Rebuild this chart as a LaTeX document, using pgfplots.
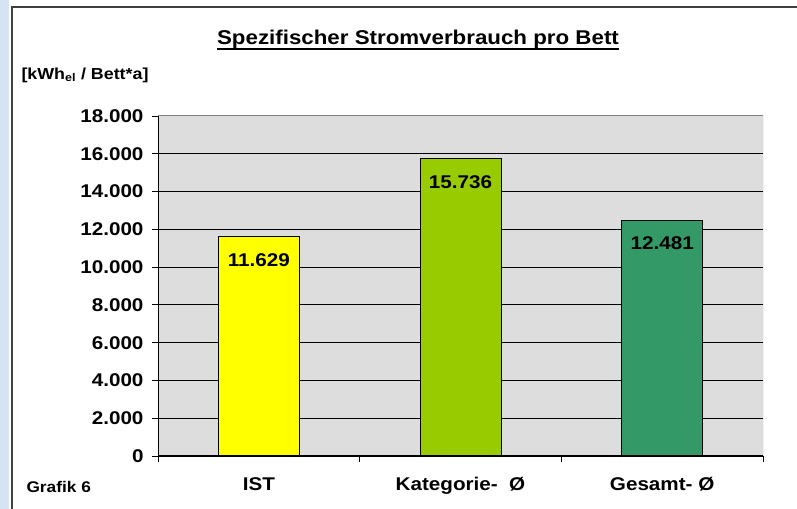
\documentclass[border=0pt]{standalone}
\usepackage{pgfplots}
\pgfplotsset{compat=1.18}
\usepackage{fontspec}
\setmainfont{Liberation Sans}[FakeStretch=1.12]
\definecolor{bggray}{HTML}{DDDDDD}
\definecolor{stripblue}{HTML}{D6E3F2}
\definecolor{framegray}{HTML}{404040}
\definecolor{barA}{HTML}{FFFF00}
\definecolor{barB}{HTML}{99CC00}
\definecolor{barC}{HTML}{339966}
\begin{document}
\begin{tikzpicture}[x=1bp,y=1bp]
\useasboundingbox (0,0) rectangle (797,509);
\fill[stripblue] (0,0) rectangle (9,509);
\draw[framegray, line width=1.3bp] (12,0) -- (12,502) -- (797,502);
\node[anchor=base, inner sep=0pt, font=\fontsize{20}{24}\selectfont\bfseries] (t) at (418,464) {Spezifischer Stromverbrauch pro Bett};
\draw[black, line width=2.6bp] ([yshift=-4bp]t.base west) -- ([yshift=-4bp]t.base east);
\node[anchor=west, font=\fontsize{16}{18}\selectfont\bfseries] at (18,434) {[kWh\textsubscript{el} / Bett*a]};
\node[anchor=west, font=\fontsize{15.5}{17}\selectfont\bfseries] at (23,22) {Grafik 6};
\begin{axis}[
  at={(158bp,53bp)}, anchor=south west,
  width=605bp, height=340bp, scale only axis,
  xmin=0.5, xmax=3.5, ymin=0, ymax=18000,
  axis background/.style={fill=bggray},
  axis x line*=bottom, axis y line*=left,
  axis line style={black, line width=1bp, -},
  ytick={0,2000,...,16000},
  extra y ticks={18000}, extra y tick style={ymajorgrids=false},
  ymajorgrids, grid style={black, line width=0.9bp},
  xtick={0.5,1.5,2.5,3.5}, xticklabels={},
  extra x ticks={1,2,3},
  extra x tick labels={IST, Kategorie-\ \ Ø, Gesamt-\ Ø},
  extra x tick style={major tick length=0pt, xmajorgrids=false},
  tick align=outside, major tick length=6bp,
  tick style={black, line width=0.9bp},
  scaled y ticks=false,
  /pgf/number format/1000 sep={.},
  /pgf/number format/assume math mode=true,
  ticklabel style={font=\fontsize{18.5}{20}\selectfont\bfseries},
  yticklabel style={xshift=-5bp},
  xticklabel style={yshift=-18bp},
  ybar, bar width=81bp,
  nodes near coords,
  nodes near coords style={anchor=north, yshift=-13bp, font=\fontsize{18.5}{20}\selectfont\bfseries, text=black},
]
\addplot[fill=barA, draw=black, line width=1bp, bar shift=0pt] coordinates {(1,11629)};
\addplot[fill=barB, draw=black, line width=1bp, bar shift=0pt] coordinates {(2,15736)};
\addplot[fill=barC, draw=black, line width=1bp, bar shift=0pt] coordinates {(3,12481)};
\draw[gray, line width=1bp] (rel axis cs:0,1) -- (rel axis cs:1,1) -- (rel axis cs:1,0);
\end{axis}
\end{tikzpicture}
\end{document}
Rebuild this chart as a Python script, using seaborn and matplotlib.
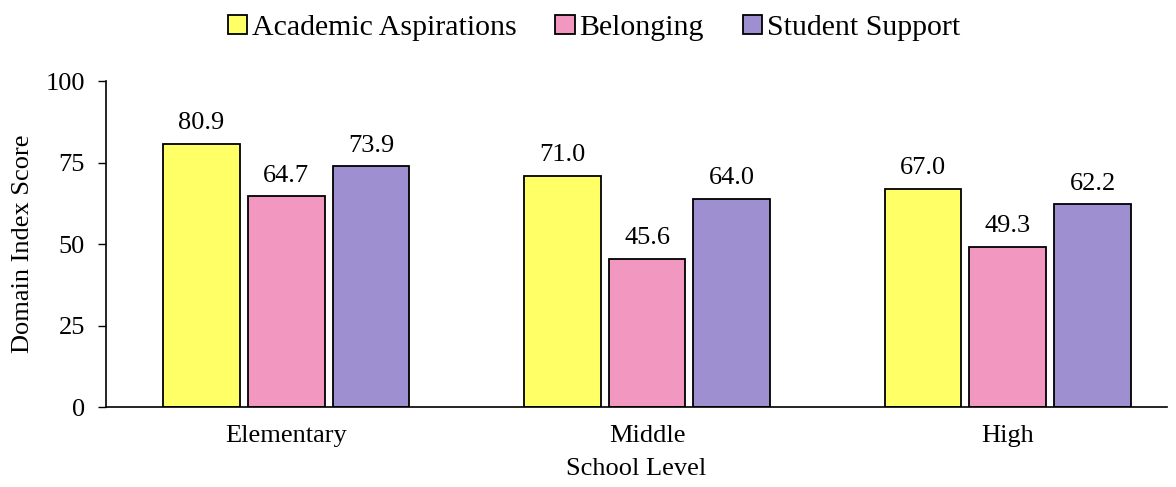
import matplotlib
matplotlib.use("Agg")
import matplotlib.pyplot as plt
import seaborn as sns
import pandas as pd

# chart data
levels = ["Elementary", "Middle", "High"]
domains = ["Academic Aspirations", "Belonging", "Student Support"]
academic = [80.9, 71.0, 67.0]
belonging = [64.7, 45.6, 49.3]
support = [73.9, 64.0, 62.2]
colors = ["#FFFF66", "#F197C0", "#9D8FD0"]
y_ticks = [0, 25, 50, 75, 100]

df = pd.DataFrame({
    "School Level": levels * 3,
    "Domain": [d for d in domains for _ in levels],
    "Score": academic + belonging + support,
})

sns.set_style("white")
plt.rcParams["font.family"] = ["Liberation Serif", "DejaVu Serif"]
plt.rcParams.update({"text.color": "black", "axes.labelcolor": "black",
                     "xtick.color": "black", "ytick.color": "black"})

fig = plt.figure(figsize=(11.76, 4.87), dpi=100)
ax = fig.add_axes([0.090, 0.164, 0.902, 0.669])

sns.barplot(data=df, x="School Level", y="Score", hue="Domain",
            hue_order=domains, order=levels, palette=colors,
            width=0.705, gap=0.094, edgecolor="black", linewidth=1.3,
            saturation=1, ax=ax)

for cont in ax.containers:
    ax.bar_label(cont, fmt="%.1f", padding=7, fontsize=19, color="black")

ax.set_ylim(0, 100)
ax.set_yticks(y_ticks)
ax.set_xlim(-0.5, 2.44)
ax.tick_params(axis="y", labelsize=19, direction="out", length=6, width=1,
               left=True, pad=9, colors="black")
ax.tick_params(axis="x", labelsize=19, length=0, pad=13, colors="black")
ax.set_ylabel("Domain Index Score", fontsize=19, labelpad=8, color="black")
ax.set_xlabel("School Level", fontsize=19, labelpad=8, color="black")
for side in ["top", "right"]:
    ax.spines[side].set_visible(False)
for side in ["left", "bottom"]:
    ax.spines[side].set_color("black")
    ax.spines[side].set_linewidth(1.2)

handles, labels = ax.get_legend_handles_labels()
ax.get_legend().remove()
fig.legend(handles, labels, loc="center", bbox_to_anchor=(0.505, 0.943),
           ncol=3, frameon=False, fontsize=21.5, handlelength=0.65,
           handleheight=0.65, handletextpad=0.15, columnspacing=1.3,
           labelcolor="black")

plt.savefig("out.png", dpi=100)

→ **GOAL**:
Quote every line word for word and keep the images out of the copy.

→ **RESPONSE FOR THIS EXERCISE**:
Rebuild this chart as a LaTeX document, using pgfplots.
\documentclass[border=0pt]{standalone}
\usepackage{pgfplots}
\pgfplotsset{compat=1.18}
\usepackage{fontspec}
\setmainfont{Liberation Sans}[FakeStretch=1.12]
\definecolor{bggray}{HTML}{DDDDDD}
\definecolor{stripblue}{HTML}{D6E3F2}
\definecolor{framegray}{HTML}{404040}
\definecolor{barA}{HTML}{FFFF00}
\definecolor{barB}{HTML}{99CC00}
\definecolor{barC}{HTML}{339966}
\begin{document}
\begin{tikzpicture}[x=1bp,y=1bp]
\useasboundingbox (0,0) rectangle (797,509);
\fill[stripblue] (0,0) rectangle (9,509);
\draw[framegray, line width=1.3bp] (12,0) -- (12,502) -- (797,502);
\node[anchor=base, inner sep=0pt, font=\fontsize{20}{24}\selectfont\bfseries] (t) at (418,464) {Spezifischer Stromverbrauch pro Bett};
\draw[black, line width=2.6bp] ([yshift=-4bp]t.base west) -- ([yshift=-4bp]t.base east);
\node[anchor=west, font=\fontsize{16}{18}\selectfont\bfseries] at (18,434) {[kWh\textsubscript{el} / Bett*a]};
\node[anchor=west, font=\fontsize{15.5}{17}\selectfont\bfseries] at (23,22) {Grafik 6};
\begin{axis}[
  at={(158bp,53bp)}, anchor=south west,
  width=605bp, height=340bp, scale only axis,
  xmin=0.5, xmax=3.5, ymin=0, ymax=18000,
  axis background/.style={fill=bggray},
  axis x line*=bottom, axis y line*=left,
  axis line style={black, line width=1bp, -},
  ytick={0,2000,...,16000},
  extra y ticks={18000}, extra y tick style={ymajorgrids=false},
  ymajorgrids, grid style={black, line width=0.9bp},
  xtick={0.5,1.5,2.5,3.5}, xticklabels={},
  extra x ticks={1,2,3},
  extra x tick labels={IST, Kategorie-\ \ Ø, Gesamt-\ Ø},
  extra x tick style={major tick length=0pt, xmajorgrids=false},
  tick align=outside, major tick length=6bp,
  tick style={black, line width=0.9bp},
  scaled y ticks=false,
  /pgf/number format/1000 sep={.},
  /pgf/number format/assume math mode=true,
  ticklabel style={font=\fontsize{18.5}{20}\selectfont\bfseries},
  yticklabel style={xshift=-5bp},
  xticklabel style={yshift=-18bp},
  ybar, bar width=81bp,
  nodes near coords,
  nodes near coords style={anchor=north, yshift=-13bp, font=\fontsize{18.5}{20}\selectfont\bfseries, text=black},
]
\addplot[fill=barA, draw=black, line width=1bp, bar shift=0pt] coordinates {(1,11629)};
\addplot[fill=barB, draw=black, line width=1bp, bar shift=0pt] coordinates {(2,15736)};
\addplot[fill=barC, draw=black, line width=1bp, bar shift=0pt] coordinates {(3,12481)};
\draw[gray, line width=1bp] (rel axis cs:0,1) -- (rel axis cs:1,1) -- (rel axis cs:1,0);
\end{axis}
\end{tikzpicture}
\end{document}
Rebuild this chart as a Python script, using seaborn and matplotlib.
import matplotlib
matplotlib.use("Agg")
import matplotlib.pyplot as plt
import seaborn as sns
import pandas as pd

# chart data
levels = ["Elementary", "Middle", "High"]
domains = ["Academic Aspirations", "Belonging", "Student Support"]
academic = [80.9, 71.0, 67.0]
belonging = [64.7, 45.6, 49.3]
support = [73.9, 64.0, 62.2]
colors = ["#FFFF66", "#F197C0", "#9D8FD0"]
y_ticks = [0, 25, 50, 75, 100]

df = pd.DataFrame({
    "School Level": levels * 3,
    "Domain": [d for d in domains for _ in levels],
    "Score": academic + belonging + support,
})

sns.set_style("white")
plt.rcParams["font.family"] = ["Liberation Serif", "DejaVu Serif"]
plt.rcParams.update({"text.color": "black", "axes.labelcolor": "black",
                     "xtick.color": "black", "ytick.color": "black"})

fig = plt.figure(figsize=(11.76, 4.87), dpi=100)
ax = fig.add_axes([0.090, 0.164, 0.902, 0.669])

sns.barplot(data=df, x="School Level", y="Score", hue="Domain",
            hue_order=domains, order=levels, palette=colors,
            width=0.705, gap=0.094, edgecolor="black", linewidth=1.3,
            saturation=1, ax=ax)

for cont in ax.containers:
    ax.bar_label(cont, fmt="%.1f", padding=7, fontsize=19, color="black")

ax.set_ylim(0, 100)
ax.set_yticks(y_ticks)
ax.set_xlim(-0.5, 2.44)
ax.tick_params(axis="y", labelsize=19, direction="out", length=6, width=1,
               left=True, pad=9, colors="black")
ax.tick_params(axis="x", labelsize=19, length=0, pad=13, colors="black")
ax.set_ylabel("Domain Index Score", fontsize=19, labelpad=8, color="black")
ax.set_xlabel("School Level", fontsize=19, labelpad=8, color="black")
for side in ["top", "right"]:
    ax.spines[side].set_visible(False)
for side in ["left", "bottom"]:
    ax.spines[side].set_color("black")
    ax.spines[side].set_linewidth(1.2)

handles, labels = ax.get_legend_handles_labels()
ax.get_legend().remove()
fig.legend(handles, labels, loc="center", bbox_to_anchor=(0.505, 0.943),
           ncol=3, frameon=False, fontsize=21.5, handlelength=0.65,
           handleheight=0.65, handletextpad=0.15, columnspacing=1.3,
           labelcolor="black")

plt.savefig("out.png", dpi=100)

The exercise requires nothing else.